@mzedp @necedema @Wyatt_H_Knott @futurebird @grammargirl Representative example, which I did *today*, so the “you’re using old tech!” excuse doesn’t hold up.
I asked ChatGPT.com to calculate the mass of one curie (i.e., the amount producing a specific number of radioactive decays per second) of the commonly used radioactive isotope cobalt-60.
It produced some nicely formatted calculations that, in the end, appear to be correct. ChatGPT came up with 0.884 mg, the same as Wikipedia’s 884 micrograms on its page for the curie unit.
It offered to do the same thing for another isotope.
I chose cobalt-14.
This doesn’t exist. And not because it’s really unstable and decays fast. It literally can’t exist. The atomic number of cobalt is 27, so all its isotopes, stable or otherwise, must have a higher mass number. Anything with a mass number of 14 *is not cobalt*.

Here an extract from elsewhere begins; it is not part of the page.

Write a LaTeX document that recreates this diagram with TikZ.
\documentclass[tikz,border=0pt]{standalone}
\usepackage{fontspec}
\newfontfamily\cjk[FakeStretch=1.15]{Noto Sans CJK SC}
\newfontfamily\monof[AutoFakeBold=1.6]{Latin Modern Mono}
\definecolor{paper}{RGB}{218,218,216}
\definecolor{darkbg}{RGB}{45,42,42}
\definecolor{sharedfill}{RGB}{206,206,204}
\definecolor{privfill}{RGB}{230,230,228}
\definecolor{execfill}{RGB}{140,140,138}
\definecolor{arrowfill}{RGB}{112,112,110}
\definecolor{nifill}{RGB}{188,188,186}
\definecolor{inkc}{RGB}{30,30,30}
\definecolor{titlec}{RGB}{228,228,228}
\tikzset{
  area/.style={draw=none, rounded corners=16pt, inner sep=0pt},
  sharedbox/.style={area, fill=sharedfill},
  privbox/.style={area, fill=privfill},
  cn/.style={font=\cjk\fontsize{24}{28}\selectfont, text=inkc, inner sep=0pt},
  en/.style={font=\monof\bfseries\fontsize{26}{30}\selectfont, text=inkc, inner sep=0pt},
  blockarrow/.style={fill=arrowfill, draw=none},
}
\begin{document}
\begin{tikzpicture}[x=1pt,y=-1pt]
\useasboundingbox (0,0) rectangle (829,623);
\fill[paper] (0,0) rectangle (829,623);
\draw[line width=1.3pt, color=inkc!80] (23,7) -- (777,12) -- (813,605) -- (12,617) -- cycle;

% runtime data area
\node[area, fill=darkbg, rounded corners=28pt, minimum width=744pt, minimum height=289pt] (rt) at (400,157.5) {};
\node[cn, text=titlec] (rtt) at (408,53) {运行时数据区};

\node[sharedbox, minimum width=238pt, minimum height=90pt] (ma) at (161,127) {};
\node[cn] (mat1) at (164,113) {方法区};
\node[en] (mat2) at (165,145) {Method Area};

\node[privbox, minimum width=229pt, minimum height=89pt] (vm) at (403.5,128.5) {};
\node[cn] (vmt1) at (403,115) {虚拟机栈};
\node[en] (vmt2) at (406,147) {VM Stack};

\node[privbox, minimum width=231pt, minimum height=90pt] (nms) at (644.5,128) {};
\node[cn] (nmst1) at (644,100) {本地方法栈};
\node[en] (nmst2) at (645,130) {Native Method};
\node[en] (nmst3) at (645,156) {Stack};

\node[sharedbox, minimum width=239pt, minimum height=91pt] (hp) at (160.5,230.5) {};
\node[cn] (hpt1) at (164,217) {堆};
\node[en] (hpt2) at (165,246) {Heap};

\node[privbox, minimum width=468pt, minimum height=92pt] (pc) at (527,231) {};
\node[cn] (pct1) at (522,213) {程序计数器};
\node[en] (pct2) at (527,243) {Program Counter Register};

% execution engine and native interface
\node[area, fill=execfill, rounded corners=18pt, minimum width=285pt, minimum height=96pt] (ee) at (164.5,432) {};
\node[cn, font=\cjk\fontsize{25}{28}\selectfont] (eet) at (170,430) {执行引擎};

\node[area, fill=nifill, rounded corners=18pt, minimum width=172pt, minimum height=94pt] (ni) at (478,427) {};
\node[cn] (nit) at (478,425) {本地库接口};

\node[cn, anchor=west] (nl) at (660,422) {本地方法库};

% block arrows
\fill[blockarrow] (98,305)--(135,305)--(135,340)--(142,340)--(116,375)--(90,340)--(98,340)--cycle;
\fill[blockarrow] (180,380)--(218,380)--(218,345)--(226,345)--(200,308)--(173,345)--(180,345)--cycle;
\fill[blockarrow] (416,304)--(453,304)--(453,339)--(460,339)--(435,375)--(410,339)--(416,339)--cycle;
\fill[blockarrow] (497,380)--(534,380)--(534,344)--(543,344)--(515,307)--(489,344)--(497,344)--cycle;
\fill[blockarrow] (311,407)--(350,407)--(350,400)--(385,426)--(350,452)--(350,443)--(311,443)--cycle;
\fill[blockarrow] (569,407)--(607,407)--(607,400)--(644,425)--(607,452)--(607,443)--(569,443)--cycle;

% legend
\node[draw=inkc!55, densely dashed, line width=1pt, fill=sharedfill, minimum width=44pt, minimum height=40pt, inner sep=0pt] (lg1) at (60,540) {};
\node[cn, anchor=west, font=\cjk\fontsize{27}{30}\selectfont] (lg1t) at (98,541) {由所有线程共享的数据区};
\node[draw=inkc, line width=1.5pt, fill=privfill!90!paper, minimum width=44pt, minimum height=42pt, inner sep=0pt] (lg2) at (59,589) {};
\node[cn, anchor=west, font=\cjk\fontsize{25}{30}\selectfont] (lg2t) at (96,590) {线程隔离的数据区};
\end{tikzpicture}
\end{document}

I was mimicking a possible Gen Chem mixup: a student who confused carbon-14 (a well known and scientifically important isotope) with cobalt-whatever. The sort of mistake people see (and make!) at that level all the time. Symbol C vs. Co. Very typical Gen Chem sort of confusion.
A chemistry teacher at any level would catch this, and explain what happened. Wikipedia doesn’t show cobalt-14 in its list of cobalt isotopes (it only lists ones that actually exist), so going there would also reveal the mistake.
ChatGPT? It just makes shit up. Invents a half-life (for an isotope, just to remind you, *cannot exist*), and carries on like nothing strange has happened.
This is, quite literally, one of the worst possible responses to a request like this, and yet I see responses like this *all the freaking time*.